Dès lors, ces pages sont destinées à ramener à l’Evangile, à renouveler à son contact le regard, l’intelligence et bien sûr l’agir chrétiens. En dirigeant le regard là où le Christ porte le sien. Plus résolument encore, là où, se faisant le Très-Bas, lui-même se tient. C’est ainsi que, au rebours du mouvement spontané de l’homme religieux qui croit devoir s’évader vers des hauteurs célestes, la direction à prendre est ici celle de l’humble sol de la vie des hommes (c’est le sens propre de « l’humilité » !). Soit ces réalités de l’ordinaire, qui nous sont révélées plus que jamais dans l’Evangile comme le lieu même de la vie spirituelle : là où il s’agit d’accueillir à sa table, de partager le pain, de voir la chair de l’autre en appel de secours, de faire droit à l’opprimé, à l’exilé, de relever celui qui est tombé. Autant de gestes à travers lesquels seulement, Dolores Aleixandre y insiste, on peut espérer en vérité « avoir part à Jésus ». Ce qu’elle exprime encore à travers son exhortation à « nous réconcilier avec la petitesse de ce qui est appelé à grandir », dans la clairvoyance d’un regard éduqué par la parole biblique qui libère des critères mondains, si pressants jusque dans l’Eglise. C’est pourquoi le livre est hanté de la présence des humbles, de ceux qui sont refoulés aux marges de nos sociétés, éjectés de l’histoire en marche. Le lisant, on pense à Rembrandt, si fin lecteur des Evangiles, montrant un Christ dont la présence draine les déguenillés, les estropiés, les mendiants, les pauvres anonymes qui peuplent la Pièce aux Cent florins. Cette prédilection du Christ pour les pauvres a forcément quelque chose de dérangeant. Pourtant, rappelait avec obstination le père Joseph Wresinski, le chemin du Christ est celui-là. Et il n’en est pas d’autre pour l’Eglise, puisqu’ « Il n’en a pas pris d’autre. Il ne nous en a enseigné aucun autre. Il n’a enseigné que celui-là et c’est aller, bien sûr, là où nous ne voulions pas aller ».

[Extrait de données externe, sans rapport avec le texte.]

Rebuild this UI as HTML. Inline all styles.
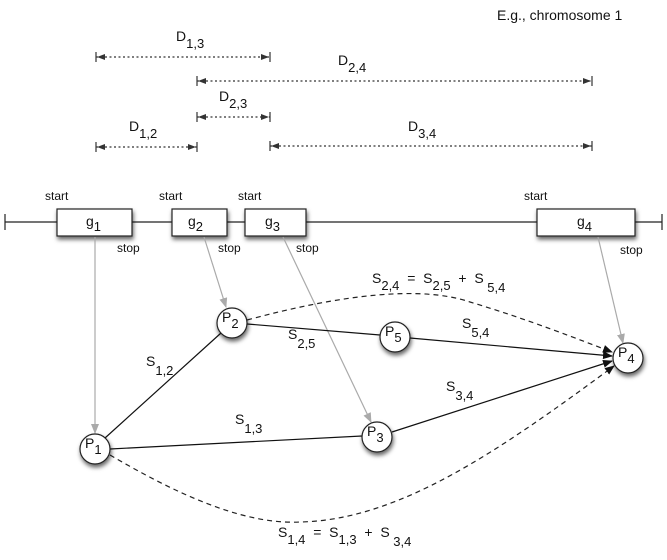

On aura certainement noté au fil de ces remarques la proximité du livre de Dolores Aleixandre avec le pape François. Ce dernier a d’ailleurs explicitement déclaré cette connivence en invitant fortement à lire la théologienne espagnole, elle-même formée à l’école de saint Ignace. Mais redisons-le : cette convergence n’est pas platement affaire de sensibilité, de tempérament, ou encore d’affinité de l’un et de l’autre avec l’expérience de l’Eglise d’Amérique latine. Ce qui est en cause chez tous deux, c’est l’Evangile, et c’est le Christ, tel que le décrit Christian Bobin dans L’Homme qui passe : « Là où il passe, rien n’est comme avant ; et il ne cesse de passer ». Le Christ plein du désir d’embraser l’humanité de la vie de Dieu (« Je suis venu jeter un feu sur la terre, et comme je voudrais que déjà il fût allumé ! », Lc 12,49). 

Dernière remarque pour éclairer la lecture des chapitres finaux. Ceux-ci se centrent plus résolument sur la vie religieuse, rappelant que Dolores Aleixandre est sœur du Sacré Cœur. Pour autant, le propos ne décroche pas de l’ampleur d’une problématique baptismale concernant tous les chrétiens puisque, de façon salubre, est refusée une exceptionnalité de la vie consacrée, qui la séparerait de la vie des autres chrétiens. Tous trouveront donc là une sagesse qui les concerne, et cela singulièrement dans les pages remarquables consacrées à « l’accompagnement spirituel ». Parce que la foi se vit dans un temps qui reste celui de l’attente et de la veille, soumis à l’épreuve du clair-obscur, donc toujours concerné par la question qui retentit en Isaïe : « Veilleur où en est la nuit ? », la vie chrétienne ne peut se mener qu’en s’étayant mutuellement. Plus d’une fois, il nous faut ainsi accepter de ne voir qu’à travers ce que l’autre voit pour nous, de tenir dans la fidélité sans autre évidence que celle vécue par l’autre, de retrouver la nouveauté de l’Evangile au détour de la parole de l’autre. Celle de Dolores Aleixandre, qui rend la vie chrétienne au feu baptismal, participe éminemment de ce service. Puisse le feu, dont elle nous restitue le sens, courir dans l’Eglise, gagner de nouvelles terres, se propager comme la Bonne nouvelle que ce que nous vivons parfois comme des jours mauvais reste invinciblement « temps de promesse et d’espérance ».  

Anne-Marie PELLETIER

Résumé du livre de Dolores Aleixandre:

Alimentée au feu du buisson ardent d’où Moïse est interpellé, la parole de Dolores Aleixandre vient tisonner les braises d’une vie chrétienne toujours menacée par la tiédeur et par les versions sous-dimensionnées de l’Evangile. Ces pages sont donc destinées à ramener à l’Evangile, à renouveler à son contact le regard, l’intelligence et bien sûr l’agir chrétiens. En dirigeant le regard là où le Christ porte le sien. Plus résolument encore, là où lui-même se tient. C’est ainsi qu’au rebours du mouvement spontané de l’homme religieux qui croit devoir s’évader vers des hauteurs célestes, la direction à prendre est ici celle de l’humble sol de la vie des hommes. Ce livre est accessible par plusieurs portes d’entrée : d’abord par l’itinéraire liturgique qu’il suit (Avent, Noël et Pâques) ; puis par ses chapitres sur la vie consacrée, que l’auteur traite de façon très libre et percutante ; enfin, par ses nombreuses pages sur l’accompagnement spirituel où elle voit à l’oeuvre la miséricorde de Dieu.